Maza's research on French history has earned her international esteem. She has written four monographs on French history, all of which explore ambiguities and controversies surrounding social identities. Her publications include a book on 18th-century domestic servants and their masters and a monograph about a series of scandals in pre-revolutionary France that targeted the aristocracy. 

Her most recent publication, “Violette Nozière: A Story of Murder in 1930s Paris” (University of California Press, 2011) is a densely layered account of a high-profile case in 1930s Paris that raised contentious issues of parricide, incest and social ambition. Her most controversial book, “The Myth of the French Bourgeoisie: An Essay on the Social Imaginary, 1750-1850” (Harvard University Press, 2003), caused a stir among historians by making the case that in the 18th and 19th centuries “the bourgeoisie” in France was less a specific social group than a myth that served to express a range of different social and political anxieties. 

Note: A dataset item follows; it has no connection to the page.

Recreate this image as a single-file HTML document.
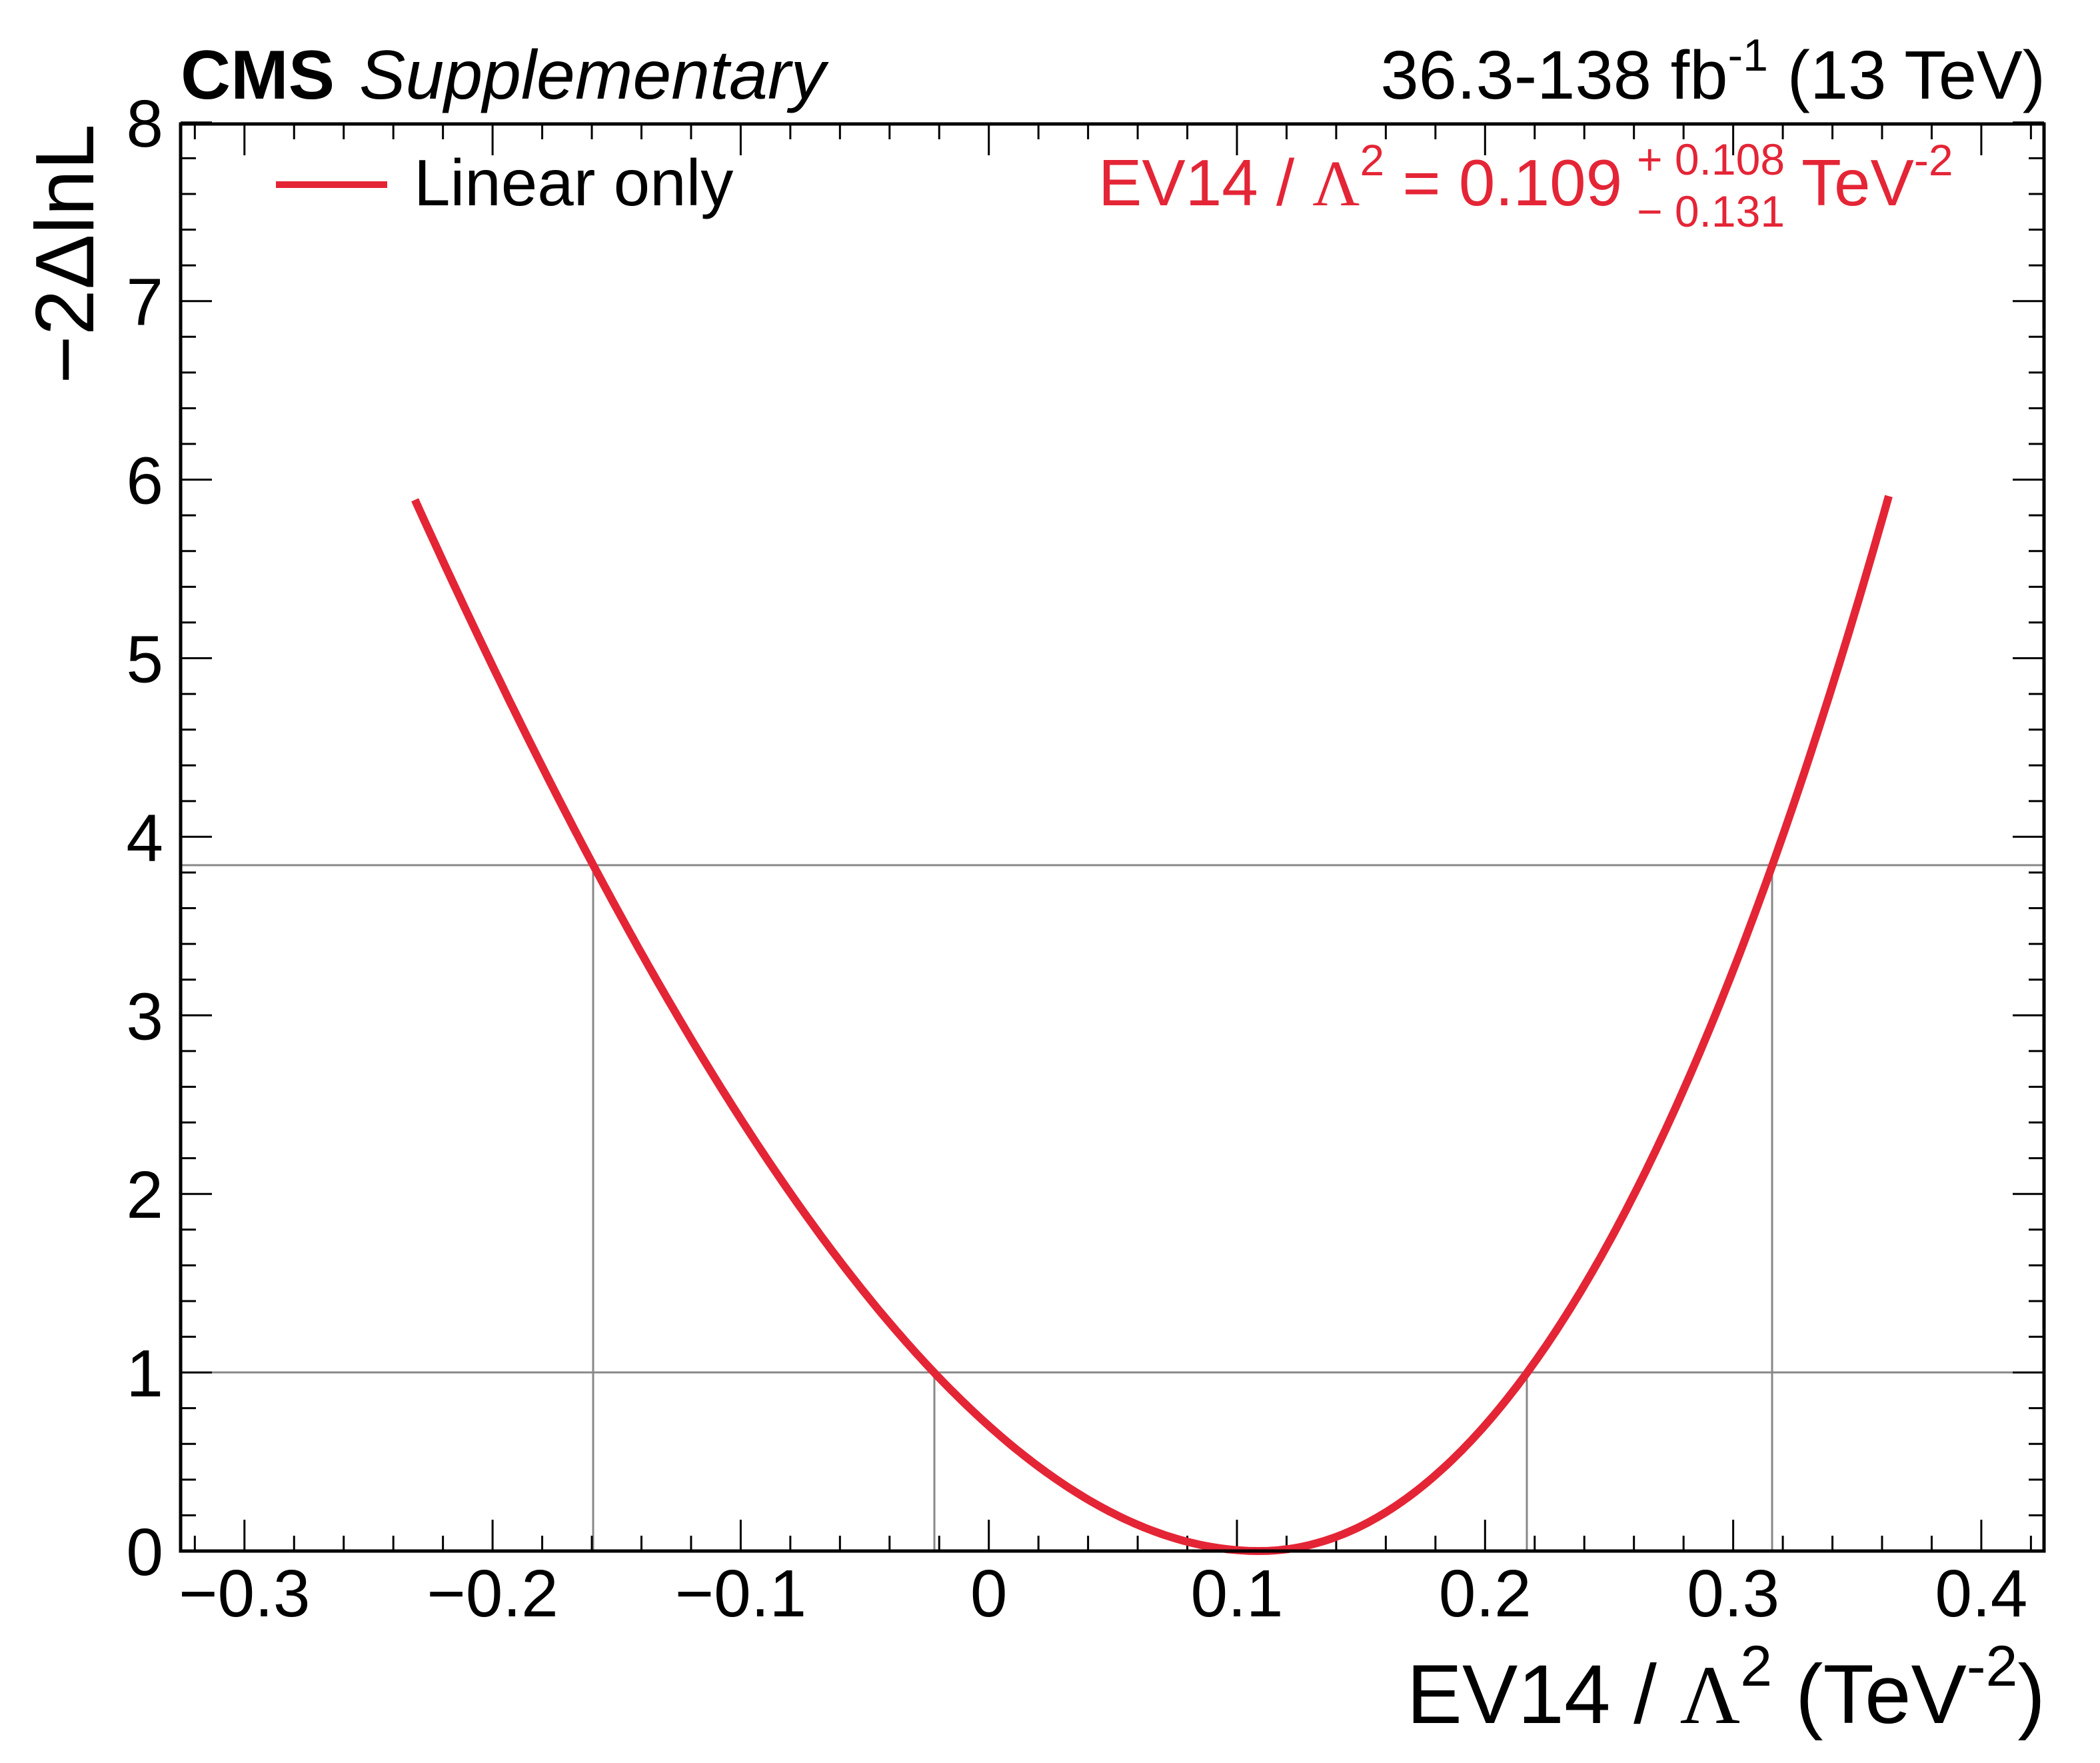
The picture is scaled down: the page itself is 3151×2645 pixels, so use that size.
<!DOCTYPE html>
<html><head><meta charset="utf-8"><style>
html,body{margin:0;padding:0;background:#fff}
svg{display:block}
text{font-family:"Liberation Sans",sans-serif}
</style></head><body>
<svg id="s" width="3151" height="2645" viewBox="0 0 3151 2645" xmlns="http://www.w3.org/2000/svg">
<g id="grid" stroke="#888" stroke-width="3" fill="none">
<line x1="271" y1="2059" x2="3067" y2="2059"/>
<line x1="271" y1="1298" x2="3067" y2="1298"/>
<line x1="890" y1="2327" x2="890" y2="1298"/>
<line x1="2659" y1="2327" x2="2659" y2="1298"/>
<line x1="1402" y1="2327" x2="1402" y2="2059"/>
<line x1="2291" y1="2327" x2="2291" y2="2059"/>
</g>
<g id="ticks" stroke="#000" stroke-width="3"></g>
<path id="curve" d="" stroke="#e42536" stroke-width="12" fill="none" stroke-linejoin="round"/>
<rect x="271" y="186" width="2796" height="2141" fill="none" stroke="#000" stroke-width="5"/>
<g id="labels" font-size="100" fill="#000"></g>
<text x="271" y="148" font-size="104" font-weight="bold">CMS</text>
<text x="539" y="148" font-size="104" font-style="italic">Supplementary</text>
<text x="3069" y="148" font-size="103" text-anchor="end">36.3-138 fb<tspan dy="-42" font-size="68">-1</tspan><tspan dy="42"> (13 TeV)</tspan></text>
<line x1="414" y1="277" x2="581" y2="277" stroke="#e42536" stroke-width="10"/>
<text x="621" y="308" font-size="98">Linear only</text>
<g fill="#e42536">
<text x="1648" y="308" font-size="98">EV14 / <tspan font-family="Liberation Serif,serif">Λ</tspan><tspan dy="-45" font-size="66">2</tspan><tspan dy="45"> = 0.109</tspan></text>
<text x="2456" y="262" font-size="66">+ 0.108</text>
<text x="2456" y="340" font-size="66">− 0.131</text>
<text x="2703" y="308" font-size="98">TeV<tspan dy="-45" font-size="66">-2</tspan></text>
</g>
<text x="3069" y="2585" font-size="125" text-anchor="end">EV14 / <tspan font-family="Liberation Serif,serif">Λ</tspan><tspan dy="-56" font-size="86">2</tspan><tspan dy="56"> (TeV</tspan><tspan dy="-56" font-size="86">-2</tspan><tspan dy="56">)</tspan></text>
<text transform="translate(140,186) rotate(-90)" font-size="124" text-anchor="end">−2ΔlnL</text>
</svg>
<script>
(function(){
var ns="http://www.w3.org/2000/svg";
function X(v){return 1483.7+v*3723;} function Y(v){return 2327-v*267.9;}
var t=document.getElementById('ticks'),L=document.getElementById('labels');
function ln(a,b,c,d){var e=document.createElementNS(ns,'line');e.setAttribute('x1',a);e.setAttribute('y1',b);e.setAttribute('x2',c);e.setAttribute('y2',d);t.appendChild(e);}
function tx(x,y,s,anc){var e=document.createElementNS(ns,'text');e.setAttribute('x',x);e.setAttribute('y',y);e.setAttribute('text-anchor',anc);e.textContent=s;L.appendChild(e);}
for(var i=-16;i<=21;i++){var v=i*0.02,x=X(v);if(x<273||x>3065)continue;var maj=(i%5===0);var len=maj?47:23;ln(x,2327,x,2327-len);ln(x,186,x,186+len);
 if(maj){var n=i/5;var s=n===0?"0":(n<0?"−":"")+"0."+Math.abs(n);tx(x,2425,s,'middle');}}
for(var j=0;j<=40;j++){var y=Y(j*0.2);var maj=(j%5===0);var len=maj?47:23;ln(271,y,271+len,y);ln(3067,y,3067-len,y);
 if(maj)tx(245,y+36,String(j/5),'end');}
var d="";var first=true;
for(var v=-0.2313;v<=0.3628;v+=0.002){var dx=v-0.109,s;
 if(dx<0){var a=-dx;var k=7.63-(a-0.131)*2.39;s=a*k;}else{var k=9.26+(dx-0.108)*2.2;s=dx*k;}
 var q=s*s;d+=(first?"M":"L")+X(v).toFixed(1)+","+Y(q).toFixed(1)+" ";first=false;}
document.getElementById('curve').setAttribute('d',d);
})();
</script>
</body></html>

Notable for its creative use of cross-disciplinary methods drawn from anthropology, legal studies and especially literature, Maza’s work also includes several articles about historical theory and methods. Next year the University of Chicago Press will publish her volume on the subject, “Thinking About History.”

Directing the University’s Nicholas D. Chabraja Center for Historical Studies since 2012, Maza has won major prizes from the Society for French Historical Studies and the American Historical Association among others, and her work has been reviewed by publications such as The New York Times. 

Her work has been supported by the National Endowment for the Humanities, the National Humanities Center, the Woodrow Wilson Center, the John Simon Guggenheim Foundation and the Stanford Center for Advanced Study in the Behavioral Sciences. Maza is a past president of the American Society for Eighteenth-Century Studies. Her scholarship is influential abroad, especially in France, where she has twice been invited as a visiting professor at the École des Hautes Études en Sciences Sociales. She is a member of the American Academy of Arts and Sciences and currently serves on the board of editors of the American Historical Review.